The end of awe, the beginning of the truth, and why Manny isn’t the real reason we’re watching a pro wrestling version of MLB

Around 2PM on December 13th, 2007, I wanted to be one place. It was most certainly not our prohibition-themed company Christmas party. As thrilling as our rendition of the Twelve Days of Christmas (complete with hand motions) was, my mind kept heading to the bar located a mere 20 yards away. I wasn’t thirsty, but I needed to be there.

https://i0.wp.com/nbcsportsmedia4.msnbc.com/j/apmegasports/200808012222805771686-pf.widec.jpg About the time the seven swans started swimming, I got the sudden urge to get the @!#$ out of there use the bathroom. My immediate need resolved, I headed over to the bar, not for the booze, but for the TV tuned to ESPN. Approaching the other 10% who couldn’t bare any more partridges or milking maids, I scanned for news. By this time, the reporting had given way to pontificating.

Rich decides to fill me.

“Brett and Saberhagen were both on the report,” he says.

My heart stopped.

I hadn’t even started to think of excuses as to why our nearly illegitimate World Series was still valid when he broke out in a gotcha smile.
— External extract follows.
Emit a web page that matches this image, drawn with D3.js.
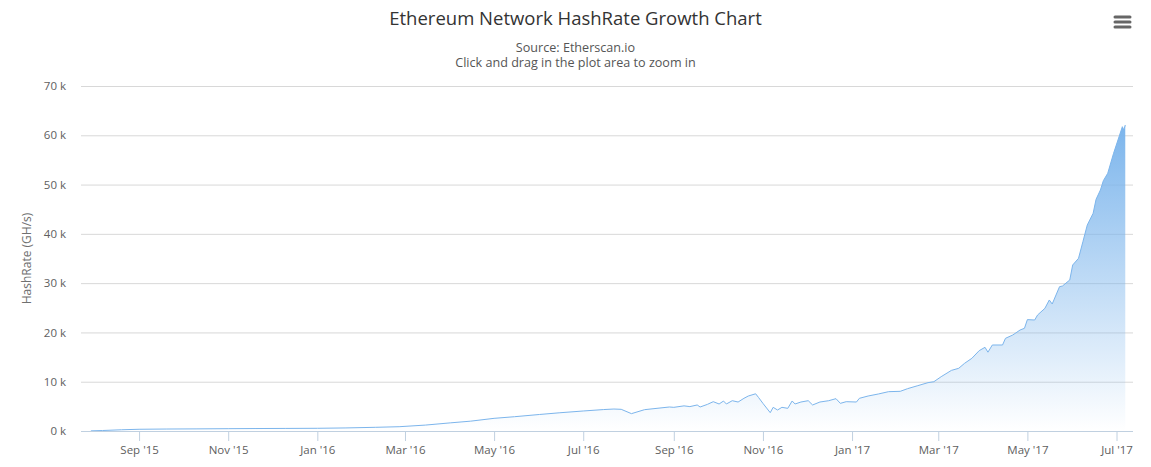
<!DOCTYPE html>
<html>
<head>
<meta charset="utf-8">
<script src="https://cdn.jsdelivr.net/npm/d3@7"></script>
<style>
  html, body { margin: 0; padding: 0; background: #fff; }
  svg { display: block; font-family: "Open Sans", "DejaVu Sans", sans-serif; }
</style>
</head>
<body>
<svg id="chart" width="1151" height="467"></svg>
<script>
// ---- Data ----
const titleText = "Ethereum Network HashRate Growth Chart";
const subtitleLines = ["Source: Etherscan.io", "Click and drag in the plot area to zoom in"];
const yAxisTitle = "HashRate (GH/s)";
const yTicks = [0, 10000, 20000, 30000, 40000, 50000, 60000, 70000];
const xTickDates = ["2015-09-01","2015-11-01","2016-01-01","2016-03-01","2016-05-01","2016-07-01",
                    "2016-09-01","2016-11-01","2017-01-01","2017-03-01","2017-05-01","2017-07-01"];

const dates = [
  "2015-07-30","2015-08-07","2015-08-20","2015-09-01","2015-09-20","2015-10-10","2015-11-01",
  "2015-11-20","2015-12-10","2016-01-01","2016-01-20","2016-02-10","2016-02-26","2016-03-15",
  "2016-04-01","2016-04-15","2016-05-01","2016-05-15","2016-06-01","2016-06-15","2016-07-01",
  "2016-07-15","2016-07-22","2016-07-27","2016-08-03","2016-08-12","2016-08-29","2016-09-01",
  "2016-09-08","2016-09-12","2016-09-17","2016-09-19","2016-09-24","2016-09-28","2016-10-02",
  "2016-10-05","2016-10-07","2016-10-11",
  "2016-10-15","2016-10-19","2016-10-22","2016-10-27","2016-10-29","2016-11-01","2016-11-06",
  "2016-11-08","2016-11-11","2016-11-14","2016-11-18","2016-11-21","2016-11-23","2016-11-27",
  "2016-12-02","2016-12-05","2016-12-10","2016-12-16","2016-12-21","2016-12-24","2016-12-28",
  "2017-01-04","2017-01-06","2017-01-12","2017-01-19","2017-01-26","2017-02-03","2017-02-08",
  "2017-02-15","2017-02-22","2017-02-26","2017-03-03","2017-03-10","2017-03-15","2017-03-19",
  "2017-03-24","2017-03-29","2017-04-02","2017-04-04","2017-04-07","2017-04-14","2017-04-16",
  "2017-04-21","2017-04-26","2017-04-29","2017-05-01","2017-05-06","2017-05-08","2017-05-13",
  "2017-05-16","2017-05-18","2017-05-23","2017-05-25","2017-05-30","2017-06-01","2017-06-05",
  "2017-06-08","2017-06-11","2017-06-15","2017-06-17","2017-06-20","2017-06-22","2017-06-25",
  "2017-06-29","2017-07-02","2017-07-05","2017-07-06","2017-07-07"
];
const hashrate = [
  30,100,250,350,400,430,470,
  500,520,550,620,750,870,1200,
  1650,2000,2570,2900,3350,3700,4060,
  4350,4460,4400,3520,4330,4870,4800,
  5100,4950,5280,4870,5400,5950,5480,
  6080,5480,6150,
  5880,6630,7100,7550,6800,5610,3720,
  4800,4260,4800,4600,6090,5480,5880,
  6150,5280,5880,6150,6560,5610,5950,
  5880,6630,7100,7510,7980,8050,8590,
  9200,9810,10000,11020,12300,12720,13730,
  14750,16300,16980,15990,17450,17450,18800,
  19480,20490,20840,22600,22520,23540,24890,
  26580,25770,29280,29420,30640,33680,35040,
  38410,41800,44170,47000,48900,50790,52290,
  56350,59040,61740,61070,62090
];

// ---- Layout ----
const W = 1151, H = 467;
const plot = { left: 81, right: 1133, top: 86, bottom: 431 };
const parse = d3.utcParse("%Y-%m-%d");
const data = dates.map((d, i) => ({ date: parse(d), value: hashrate[i] }));

const x = d3.scaleUtc()
  .domain([new Date(Date.UTC(2015, 6, 23, 6)), new Date(Date.UTC(2017, 6, 12, 7))])
  .range([plot.left, plot.right]);
const y = d3.scaleLinear().domain([0, 70000]).range([plot.bottom, plot.top]);

const svg = d3.select("#chart");
const defs = svg.append("defs");
const grad = defs.append("linearGradient").attr("id", "areaGrad")
  .attr("x1", 0).attr("y1", 0).attr("x2", 0).attr("y2", 1);
grad.append("stop").attr("offset", 0).attr("stop-color", "#7cb5ec").attr("stop-opacity", 1);
grad.append("stop").attr("offset", 1).attr("stop-color", "#7cb5ec").attr("stop-opacity", 0);

// Title & subtitle
svg.append("text").attr("x", W / 2).attr("y", 25).attr("text-anchor", "middle")
  .attr("fill", "#333333").style("font-size", "18.5px").text(titleText);
svg.selectAll(".sub").data(subtitleLines).join("text").attr("class", "sub")
  .attr("x", W / 2).attr("y", (d, i) => 52 + i * 15).attr("text-anchor", "middle")
  .attr("fill", "#555555").style("font-size", "12.6px").text(d => d);

// Gridlines + y labels
const yAxis = d3.axisLeft(y).tickValues(yTicks)
  .tickSize(-(plot.right - plot.left)).tickPadding(15)
  .tickFormat(d => (d / 1000) + " k");
const gy = svg.append("g").attr("transform", `translate(${plot.left},0)`).call(yAxis);
gy.select(".domain").remove();
gy.selectAll(".tick line").attr("stroke", "#D8D8D8").attr("stroke-width", 1);
gy.selectAll(".tick text").attr("fill", "#606060").style("font-size", "11.5px")
  .style("font-family", "'Open Sans', sans-serif");
gy.selectAll(".tick").filter(d => d === 0).select("line").remove();

// Y axis title
svg.append("text").attr("transform", `translate(31,${(plot.top + plot.bottom) / 2}) rotate(-90)`)
  .attr("text-anchor", "middle").attr("fill", "#707070").style("font-size", "12px")
  .text(yAxisTitle);

// Area + line
const area = d3.area().x(d => x(d.date)).y0(y(0)).y1(d => y(d.value));
const line = d3.line().x(d => x(d.date)).y(d => y(d.value));
svg.append("path").datum(data).attr("d", area).attr("fill", "url(#areaGrad)");
svg.append("path").datum(data).attr("d", line).attr("fill", "none")
  .attr("stroke", "#7cb5ec").attr("stroke-width", 1);

// X axis
const fmt = d3.utcFormat("%b '%y");
const xAxis = d3.axisBottom(x).tickValues(xTickDates.map(parse))
  .tickSize(10).tickPadding(5).tickFormat(fmt);
const gx = svg.append("g").attr("transform", `translate(0,${plot.bottom})`).call(xAxis);
gx.select(".domain").attr("stroke", "#C0D0E0").attr("d", `M${plot.left},0.5H${plot.right}`);
gx.selectAll(".tick line").attr("stroke", "#C0D0E0");
gx.selectAll(".tick text").attr("fill", "#606060").style("font-size", "11.5px")
  .style("font-family", "'Open Sans', sans-serif");

// Context menu icon
const menu = svg.append("g").attr("transform", "translate(1114,0)");
[17, 22, 27].forEach(yy => menu.append("line").attr("x1", 1).attr("x2", 16)
  .attr("y1", yy).attr("y2", yy).attr("stroke", "#666").attr("stroke-width", 3)
  .attr("stroke-linecap", "round"));
</script>
</body>
</html>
With the revelation of Manny Ramirez’s positive steroid test this week, memories of the Mitchell Report have flooded back in. That day, awe died. We couldn’t be wowed anymore without saying somewhere inside “I wonder if that guy’s on the juice.” The awe was gone because you couldn’t trust that what you were seeing was what you thought it was. A player on steroids playing next to guys who aren’t is like a camera trick. His superiority is an illusion and we’re left to sort out the truth.

The truth was, we couldn’t.

So we assumed it was fake.

They might as well has brought the syringes, baby oil, tanning bed and ring right out on to the field.

But thanks to Manny, we’re a step close to be awed again. The testing is working (to a degree). I can start to think about possibly being awed by Albert, Jim, David, or one of the Joshs. There are definitely still guys who are cheating, but there are also guys who are getting caught.

And that’s a good first step.

But even if baseball gets cleaned up, and we can trust that every home run or 103 mph fastball, we’re still watching pro wrestling. Until a salary cap, and as I advocate, a salary floor, are put in place, the legitimacy of championships by teams spending more than 100 million dollars should be treated like Hulk Hogans: products of the system in which they perform. They are Goliath over which only a David, a no-name farm kid who doesn’t have a dime, could win because of God’s direct intervention.

Cap the salaries. MLBPA lost the right to protest when they held meetings to tell players how to get around drug testing.